Problem to solve:
Your task is to print all of the material verbatim.

Information shown:

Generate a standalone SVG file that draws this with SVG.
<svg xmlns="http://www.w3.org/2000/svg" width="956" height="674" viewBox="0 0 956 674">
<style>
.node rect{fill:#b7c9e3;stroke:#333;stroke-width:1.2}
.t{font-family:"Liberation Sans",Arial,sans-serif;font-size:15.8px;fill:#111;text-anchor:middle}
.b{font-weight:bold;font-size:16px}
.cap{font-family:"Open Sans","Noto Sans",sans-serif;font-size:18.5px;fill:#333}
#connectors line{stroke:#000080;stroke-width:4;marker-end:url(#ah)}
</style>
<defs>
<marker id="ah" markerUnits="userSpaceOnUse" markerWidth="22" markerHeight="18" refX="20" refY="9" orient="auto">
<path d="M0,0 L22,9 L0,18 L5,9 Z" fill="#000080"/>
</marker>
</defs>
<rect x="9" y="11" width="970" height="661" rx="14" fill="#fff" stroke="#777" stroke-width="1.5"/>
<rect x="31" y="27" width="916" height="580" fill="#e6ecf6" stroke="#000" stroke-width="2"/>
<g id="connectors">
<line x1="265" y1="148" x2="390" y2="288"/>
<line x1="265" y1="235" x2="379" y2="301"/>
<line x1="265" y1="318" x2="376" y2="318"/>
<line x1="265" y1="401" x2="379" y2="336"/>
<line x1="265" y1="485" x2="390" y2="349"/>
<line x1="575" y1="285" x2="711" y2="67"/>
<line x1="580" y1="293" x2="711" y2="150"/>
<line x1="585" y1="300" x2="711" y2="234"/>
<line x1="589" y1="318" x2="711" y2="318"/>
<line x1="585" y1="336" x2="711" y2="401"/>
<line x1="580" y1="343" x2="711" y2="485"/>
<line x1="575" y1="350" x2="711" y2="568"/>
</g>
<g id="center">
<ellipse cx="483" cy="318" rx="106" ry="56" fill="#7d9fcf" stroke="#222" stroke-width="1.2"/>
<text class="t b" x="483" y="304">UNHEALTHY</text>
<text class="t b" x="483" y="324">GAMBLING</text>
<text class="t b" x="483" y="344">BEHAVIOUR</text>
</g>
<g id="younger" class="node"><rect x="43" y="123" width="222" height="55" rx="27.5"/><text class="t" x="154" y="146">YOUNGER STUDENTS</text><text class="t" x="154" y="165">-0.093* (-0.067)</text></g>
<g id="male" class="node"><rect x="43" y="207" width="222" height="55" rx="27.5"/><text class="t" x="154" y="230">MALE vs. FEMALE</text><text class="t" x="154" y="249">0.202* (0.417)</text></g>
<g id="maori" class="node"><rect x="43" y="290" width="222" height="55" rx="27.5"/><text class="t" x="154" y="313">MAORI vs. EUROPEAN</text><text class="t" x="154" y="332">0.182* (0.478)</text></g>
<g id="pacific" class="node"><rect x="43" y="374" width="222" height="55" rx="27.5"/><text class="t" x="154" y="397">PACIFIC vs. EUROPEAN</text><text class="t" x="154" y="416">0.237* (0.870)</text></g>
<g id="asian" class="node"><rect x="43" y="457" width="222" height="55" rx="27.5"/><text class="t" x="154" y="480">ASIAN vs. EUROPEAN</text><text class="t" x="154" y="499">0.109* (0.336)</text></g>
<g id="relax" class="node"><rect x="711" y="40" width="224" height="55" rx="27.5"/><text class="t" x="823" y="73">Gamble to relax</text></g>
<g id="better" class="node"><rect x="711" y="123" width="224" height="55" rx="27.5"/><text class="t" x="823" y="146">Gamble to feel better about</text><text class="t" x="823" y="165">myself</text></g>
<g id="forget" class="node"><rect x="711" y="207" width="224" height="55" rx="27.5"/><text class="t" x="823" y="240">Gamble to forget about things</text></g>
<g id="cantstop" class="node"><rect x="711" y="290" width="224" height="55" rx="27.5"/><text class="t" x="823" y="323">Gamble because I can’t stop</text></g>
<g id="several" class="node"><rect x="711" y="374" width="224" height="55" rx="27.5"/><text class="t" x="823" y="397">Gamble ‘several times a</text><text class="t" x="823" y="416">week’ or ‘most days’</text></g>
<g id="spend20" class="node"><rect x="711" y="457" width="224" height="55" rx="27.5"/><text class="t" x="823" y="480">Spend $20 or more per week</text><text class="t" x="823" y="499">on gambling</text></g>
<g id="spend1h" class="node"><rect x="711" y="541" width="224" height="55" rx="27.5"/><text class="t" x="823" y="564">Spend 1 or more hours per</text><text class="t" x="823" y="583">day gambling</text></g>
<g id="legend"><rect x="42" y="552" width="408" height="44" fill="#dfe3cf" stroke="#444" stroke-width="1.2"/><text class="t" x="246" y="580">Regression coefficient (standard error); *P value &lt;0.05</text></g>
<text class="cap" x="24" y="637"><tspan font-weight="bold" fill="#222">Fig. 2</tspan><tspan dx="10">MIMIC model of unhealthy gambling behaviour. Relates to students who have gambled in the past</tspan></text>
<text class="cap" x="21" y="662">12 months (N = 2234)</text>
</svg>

Solution below:
Generate a standalone SVG file that draws this with SVG.
<svg xmlns="http://www.w3.org/2000/svg" width="956" height="674" viewBox="0 0 956 674">
<style>
.node rect{fill:#b7c9e3;stroke:#333;stroke-width:1.2}
.t{font-family:"Liberation Sans",Arial,sans-serif;font-size:15.8px;fill:#111;text-anchor:middle}
.b{font-weight:bold;font-size:16px}
.cap{font-family:"Open Sans","Noto Sans",sans-serif;font-size:18.5px;fill:#333}
#connectors line{stroke:#000080;stroke-width:4;marker-end:url(#ah)}
</style>
<defs>
<marker id="ah" markerUnits="userSpaceOnUse" markerWidth="22" markerHeight="18" refX="20" refY="9" orient="auto">
<path d="M0,0 L22,9 L0,18 L5,9 Z" fill="#000080"/>
</marker>
</defs>
<rect x="9" y="11" width="970" height="661" rx="14" fill="#fff" stroke="#777" stroke-width="1.5"/>
<rect x="31" y="27" width="916" height="580" fill="#e6ecf6" stroke="#000" stroke-width="2"/>
<g id="connectors">
<line x1="265" y1="148" x2="390" y2="288"/>
<line x1="265" y1="235" x2="379" y2="301"/>
<line x1="265" y1="318" x2="376" y2="318"/>
<line x1="265" y1="401" x2="379" y2="336"/>
<line x1="265" y1="485" x2="390" y2="349"/>
<line x1="575" y1="285" x2="711" y2="67"/>
<line x1="580" y1="293" x2="711" y2="150"/>
<line x1="585" y1="300" x2="711" y2="234"/>
<line x1="589" y1="318" x2="711" y2="318"/>
<line x1="585" y1="336" x2="711" y2="401"/>
<line x1="580" y1="343" x2="711" y2="485"/>
<line x1="575" y1="350" x2="711" y2="568"/>
</g>
<g id="center">
<ellipse cx="483" cy="318" rx="106" ry="56" fill="#7d9fcf" stroke="#222" stroke-width="1.2"/>
<text class="t b" x="483" y="304">UNHEALTHY</text>
<text class="t b" x="483" y="324">GAMBLING</text>
<text class="t b" x="483" y="344">BEHAVIOUR</text>
</g>
<g id="younger" class="node"><rect x="43" y="123" width="222" height="55" rx="27.5"/><text class="t" x="154" y="146">YOUNGER STUDENTS</text><text class="t" x="154" y="165">-0.093* (-0.067)</text></g>
<g id="male" class="node"><rect x="43" y="207" width="222" height="55" rx="27.5"/><text class="t" x="154" y="230">MALE vs. FEMALE</text><text class="t" x="154" y="249">0.202* (0.417)</text></g>
<g id="maori" class="node"><rect x="43" y="290" width="222" height="55" rx="27.5"/><text class="t" x="154" y="313">MAORI vs. EUROPEAN</text><text class="t" x="154" y="332">0.182* (0.478)</text></g>
<g id="pacific" class="node"><rect x="43" y="374" width="222" height="55" rx="27.5"/><text class="t" x="154" y="397">PACIFIC vs. EUROPEAN</text><text class="t" x="154" y="416">0.237* (0.870)</text></g>
<g id="asian" class="node"><rect x="43" y="457" width="222" height="55" rx="27.5"/><text class="t" x="154" y="480">ASIAN vs. EUROPEAN</text><text class="t" x="154" y="499">0.109* (0.336)</text></g>
<g id="relax" class="node"><rect x="711" y="40" width="224" height="55" rx="27.5"/><text class="t" x="823" y="73">Gamble to relax</text></g>
<g id="better" class="node"><rect x="711" y="123" width="224" height="55" rx="27.5"/><text class="t" x="823" y="146">Gamble to feel better about</text><text class="t" x="823" y="165">myself</text></g>
<g id="forget" class="node"><rect x="711" y="207" width="224" height="55" rx="27.5"/><text class="t" x="823" y="240">Gamble to forget about things</text></g>
<g id="cantstop" class="node"><rect x="711" y="290" width="224" height="55" rx="27.5"/><text class="t" x="823" y="323">Gamble because I can’t stop</text></g>
<g id="several" class="node"><rect x="711" y="374" width="224" height="55" rx="27.5"/><text class="t" x="823" y="397">Gamble ‘several times a</text><text class="t" x="823" y="416">week’ or ‘most days’</text></g>
<g id="spend20" class="node"><rect x="711" y="457" width="224" height="55" rx="27.5"/><text class="t" x="823" y="480">Spend $20 or more per week</text><text class="t" x="823" y="499">on gambling</text></g>
<g id="spend1h" class="node"><rect x="711" y="541" width="224" height="55" rx="27.5"/><text class="t" x="823" y="564">Spend 1 or more hours per</text><text class="t" x="823" y="583">day gambling</text></g>
<g id="legend"><rect x="42" y="552" width="408" height="44" fill="#dfe3cf" stroke="#444" stroke-width="1.2"/><text class="t" x="246" y="580">Regression coefficient (standard error); *P value &lt;0.05</text></g>
<text class="cap" x="24" y="637"><tspan font-weight="bold" fill="#222">Fig. 2</tspan><tspan dx="10">MIMIC model of unhealthy gambling behaviour. Relates to students who have gambled in the past</tspan></text>
<text class="cap" x="21" y="662">12 months (N = 2234)</text>
</svg>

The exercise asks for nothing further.